As Professor Irvine aptly states in our last class, interfaces are access points to a system of meaning , providing one with a method for asking questions where discovering “meaning” largely refers to “cultural meanings.” From an anthropological standpoint, I was able to better understand the relationship between Vermeer and his contemporaries by looking at the visitors of the exhibit. I observed the way they moved around the exhibit, in a circular way, reminding me of the way priests or monks circumambulate around churches as a form of prayer and devotion. The people are devoting their time and energy for such an exhibit to find meaning in the nine kinds of genre themes laid out by the exhibit’s curators. Some people walked across the room to look at two paintings side by side, whereas others followed the regular path of the exhibit. Others turned left at an entrance of a new room whereas some turned right. They created pathways that charted the way they interpreted the exhibit.
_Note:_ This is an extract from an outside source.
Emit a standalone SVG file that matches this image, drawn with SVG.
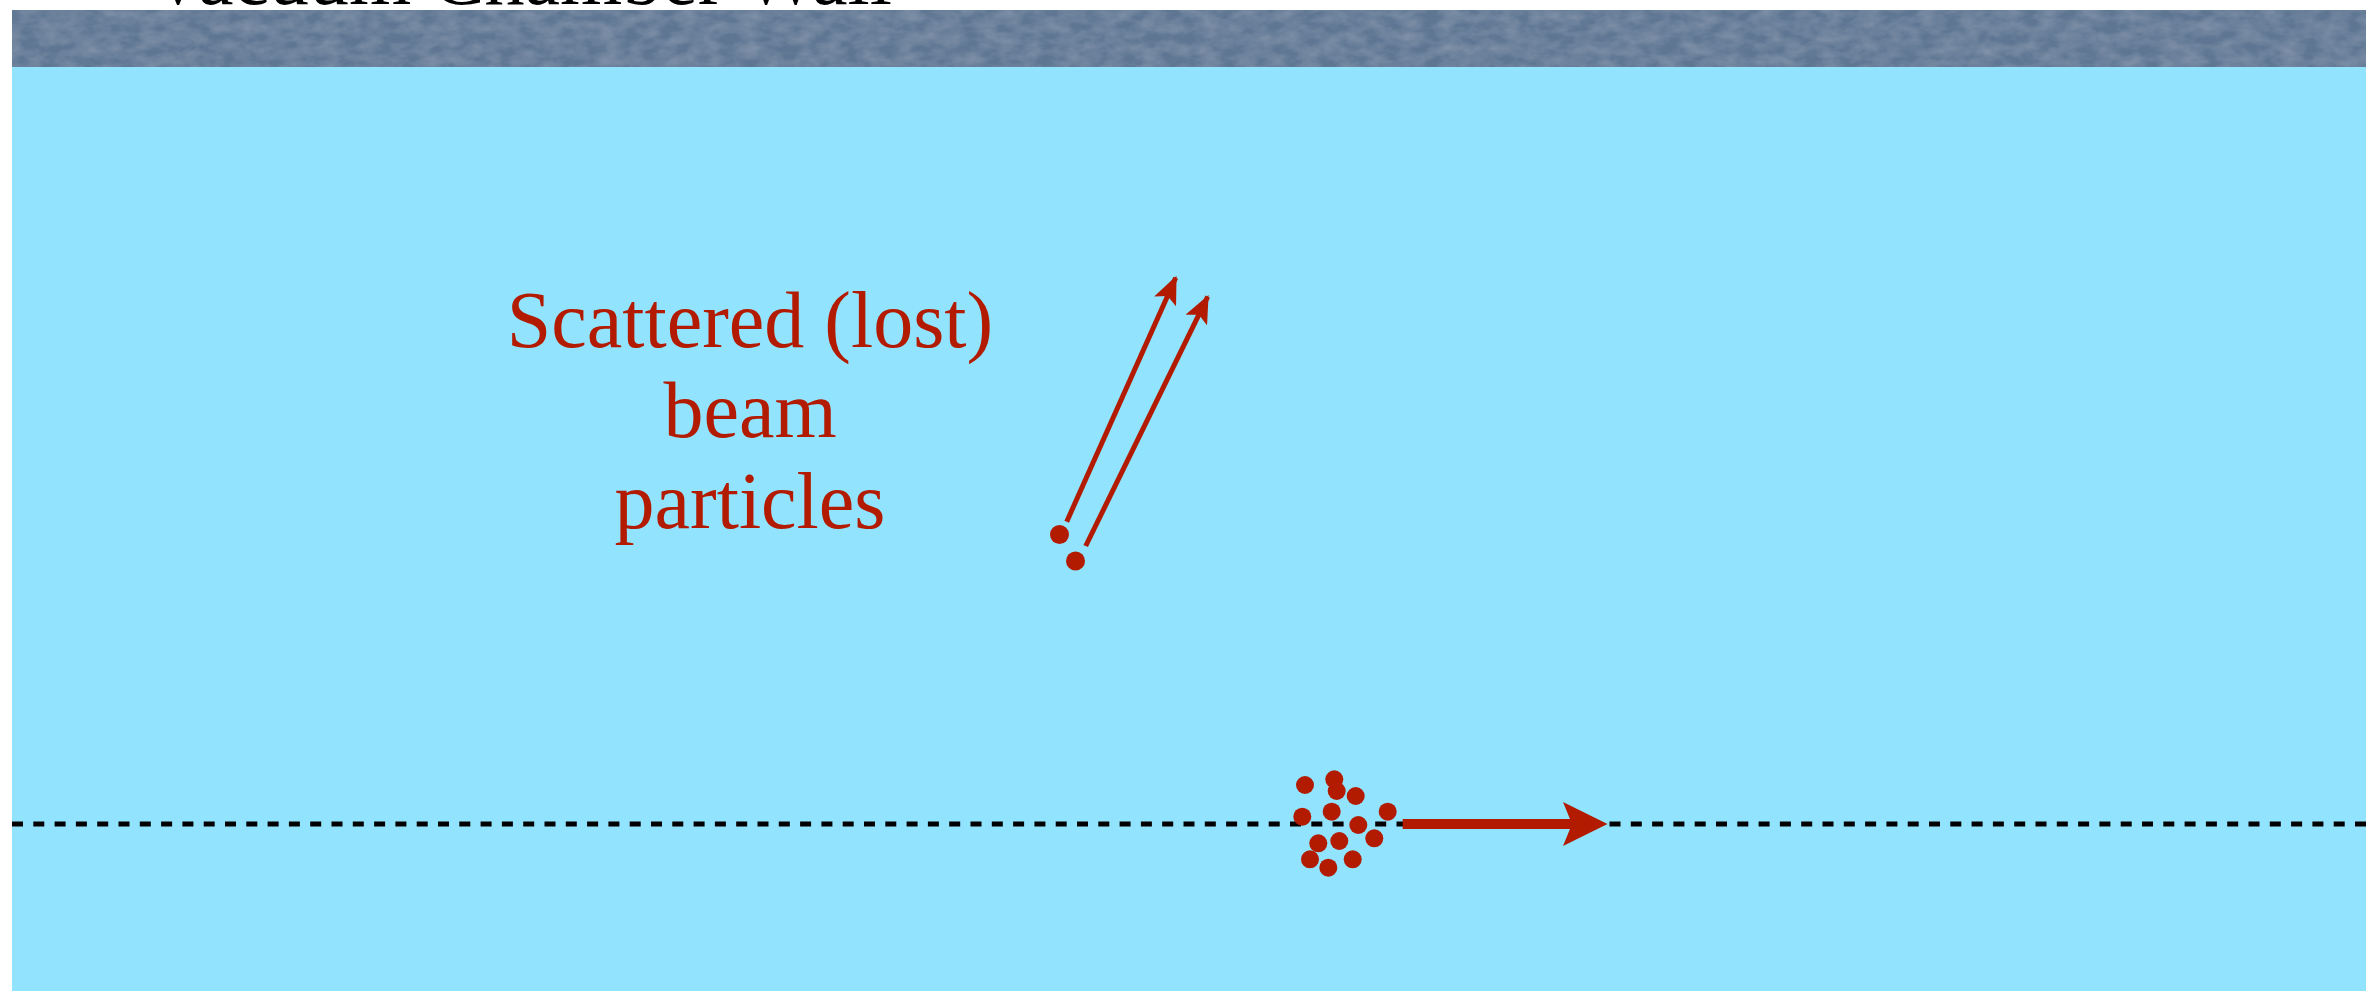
<svg xmlns="http://www.w3.org/2000/svg" width="2372" height="991" viewBox="0 0 2372 991">
  <style>
    .label { font-family: "Liberation Serif", "Times New Roman", serif; font-size: 80px; fill: #b31b00; text-anchor: middle; }
    .title { font-family: "Liberation Serif", "Times New Roman", serif; font-size: 80px; fill: #000; }
    .particle { fill: #b31b00; }
    .track { stroke: #b31b00; stroke-width: 5; fill: none; }
  </style>
  <defs>
    <!-- soft mottled stone finish for the wall band -->
    <filter id="grain" x="0" y="0" width="100%" height="100%">
      <feTurbulence type="fractalNoise" baseFrequency="0.05 0.09" numOctaves="3" seed="7" result="n"/>
      <feColorMatrix in="n" type="matrix" values="0 0 0 0 0.6  0 0 0 0 0.68  0 0 0 0 0.78  0 0 0 0.32 -0.09" result="w"/>
      <feComposite in="w" in2="SourceGraphic" operator="atop"/>
    </filter>
    <marker id="scatterHead" viewBox="0 0 28 24" refX="26" refY="12" markerWidth="28" markerHeight="24" markerUnits="userSpaceOnUse" orient="auto">
      <path d="M0,0 L28,12 L0,24 L6,12 Z" fill="#b31b00"/>
    </marker>
  </defs>

  <rect width="2372" height="991" fill="#ffffff"/>

  <!-- beam pipe interior -->
  <g id="chamber">
    <rect x="12" y="66" width="2354" height="925" fill="#92e3fd"/>
  </g>

  <!-- chamber wall band -->
  <g id="wall">
    <rect x="12" y="10" width="2354" height="57" fill="#5e7693" filter="url(#grain)"/>
    <text class="title" x="149" y="4">Vacuum Chamber Wall</text>
  </g>

  <!-- nominal beam axis -->
  <g id="axis">
    <line x1="12" y1="824" x2="2366" y2="824" stroke="#000" stroke-width="5" stroke-dasharray="11 10.3"/>
  </g>

  <!-- label -->
  <g id="scatter-label">
    <text class="label" x="750" y="347">Scattered (lost)</text>
    <text class="label" x="750" y="437">beam</text>
    <text class="label" x="750" y="528">particles</text>
  </g>

  <!-- scattered particles -->
  <g id="scattered">
    <circle class="particle" cx="1059.5" cy="534.5" r="9.5"/>
    <circle class="particle" cx="1075.5" cy="561" r="9.5"/>
  </g>

  <!-- bunch -->
  <g id="bunch">
    <circle class="particle" cx="1305" cy="785" r="9"/>
    <circle class="particle" cx="1334.3" cy="779.3" r="9"/>
    <circle class="particle" cx="1336.7" cy="791" r="9"/>
    <circle class="particle" cx="1355.7" cy="796" r="9"/>
    <circle class="particle" cx="1302.3" cy="816.7" r="9"/>
    <circle class="particle" cx="1331.7" cy="811.7" r="9"/>
    <circle class="particle" cx="1387.7" cy="811.7" r="9"/>
    <circle class="particle" cx="1358.3" cy="825" r="9"/>
    <circle class="particle" cx="1374.3" cy="838.3" r="9"/>
    <circle class="particle" cx="1318.3" cy="843.3" r="9"/>
    <circle class="particle" cx="1339.3" cy="841" r="9"/>
    <circle class="particle" cx="1310" cy="859.3" r="9"/>
    <circle class="particle" cx="1352.7" cy="859.3" r="9"/>
    <circle class="particle" cx="1328.3" cy="867.7" r="9"/>
  </g>

  <!-- connectors -->
  <g id="connectors">
    <line class="track" x1="1066.7" y1="521.7" x2="1175.7" y2="277.7" marker-end="url(#scatterHead)"/>
    <line class="track" x1="1085.7" y1="546" x2="1207.7" y2="296.7" marker-end="url(#scatterHead)"/>
    <line x1="1402.7" y1="824" x2="1575" y2="824" stroke="#b31b00" stroke-width="10"/>
    <path d="M1607.5,824 L1563,802 L1572,824 L1563,846 Z" fill="#b31b00"/>
  </g>
</svg>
I sat down to take note of all these observations on various groups of peoples’ trajectories in the exhibit. It also got me thinking of space and the concept of space. Why the curators set up the exhibit in such a way? What ways did they incorporated various forms of media in all of the five rooms? Why did they do so? I believe that the physical space of the exhibit adds to the conceptual meaning of the exhibit, where such an intersection also forms a new interface, an interpretive apparatus that creates a touchstone for the viewer to think about art, genre painting and the connections or dissonances among Vermeer and his contemporaries.